1583

Ratement et règlement de l’alpage de Thyon

Les bourgeois de Sion à l’alpage de Thyon

L’alpage de Thyon revêt une grande importance économique dans la région de Sion. En plus d’exploiter leurs forêts sur le Cône de Thyon, les bourgeois de Sion envoient aussi leur bétail pâturer dans les hauteurs, en respectant toutefois une procédure bien réglementée.

En 1583, un nouveau ratement de l’alpage de Thyon, aux lieux-dits « en Lestro de la Cachyeryz » et « en Lestro de la Larsy », a été établi. Il s’agit d’une liste, mise à jour, de la répartition des fonds ou droits d’alpage sur la montagne de Thyon entre les différents consorts – copropriétaires d’un alpage possédé et exploité en commun. Chacun d’eux possède en effet une certaine part, un fonds, autrement dit un certain nombre de droits consistant en cuillerées. L’unité de base, la cuillerée, équivaut à une demi-vache – étranges unités de mesure à nos yeux...mais qui se comprennent aisément, si l’on songe au principal produit de l’alpage! Pour alper une vache, il faut posséder un droit d’au moins deux cuillerées. Chacun, au prorata de ses droits, peut bénéficier de l’herbage, puis de fromages!

 

La liste énumère tous les consorts, en indiquant leur nom, leur filiation et leur époux, pour les femmes. Parfois, le propriétaire se révèle être un ensemble de plusieurs héritiers ou enfants. Ainsi, Catherina, fille de feu Petrus Gilliod, épouse du bourgeois de Sion Johannes Niclas, possède 5 cuillerées et demie et le tiers d’une autre cuillerée, « en Lestro de la Cachyeryz » et 16 cuillerées « en Lestro de la Larsy ».
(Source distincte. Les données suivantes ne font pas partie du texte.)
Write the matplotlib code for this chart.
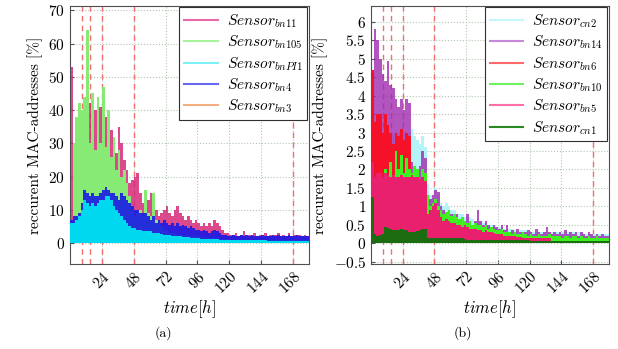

A la suite du ratement, le 16 mai 1588, à Sion, sur le Grand Pont, les consorts de l’alpage de Thyon se réunissent en présence du notaire public Egidius Jossen alias Banmatter, lui-même bourgeois de Sion et propriétaire d’un droit précis de 8 cuillerées trois quarts. Tous les participants sont énumérés dans une longue liste, en commençant par les plus prestigieux: Petermandus de Platea, banneret du dizain de Sion, Johannes de Lovina, ancien châtelain de Sion et bien d’autres, y compris le mari de notre Catherina, Johannes Niclas. Ils établissent un règlement composé de 17 articles que tous les membres du consortage doivent désormais observer. Le premier article prévoit qu’il faut posséder au minimum une cuillerée de droit d’alpage pour être considéré comme consort de l’alpage. Sont énumérées les conditions pour alper une vache, des veaux, des porcs – attention ceux-ci doivent être munis d’un anneau en fer dans les naseaux et il faut veiller à ce qu’ils ne dévastent pas l’alpage, sous peine d’une amende de 3 sous et d’une compensation selon l’importance des dommages causés, qui peut aller jusqu’à la privation des fromages! Les chevaux et les chèvres, en revanche, sont interdits. Chacun des consorts est tenu d’envoyer et de payer un ouvrier, à la mi-mai et jusqu’à la fin du mois, pour arracher les genévriers et les autres buissons indésirables que les vaches refusent de brouter. Enfin, le dernier article interdit de revendre les droits à autrui, si ce dernier n’est pas lui-même consort de l’alpage...n’entre pas qui veut dans un consortage d’alpage et les fonds sont un bien précieux!

La couverture en parchemin servant de protection à ce petit cahier de 18 feuillets de papier concerne une tout autre affaire…Le 18 mars 1543, à Sion, les frères Berthodi, bourgeois de Sion, sont réunis dans la maison du notaire Claudius de Vinea, également bourgeois de Sion. Johannes Berthodi reconnaît avoir reçu de son frère Stephanus, marchand, la somme de 500 florins petit poids de Savoie, chacun valant 12 gros, monnaie en usage à Sion. Cette somme correspond au prix de vente d’une maison, avec cave située en-dessous, dans le quartier de la Cuve. Il s’agit donc ici de la quittance complétant une vente, elle aussi passée le même jour par le même notaire. L’acte a été, par la suite, grossoyé par un autre notaire, Nicolaus de Casalibus, venu du diocèse de Genève, sans doute un scribe ou auxiliaire de Claudius de Vinea. Ce dernier a, malgré tout, ajouté sa propre signature avec paraphe, en bas à droite. Bel exemple de collaboration entre frères et entre notaires!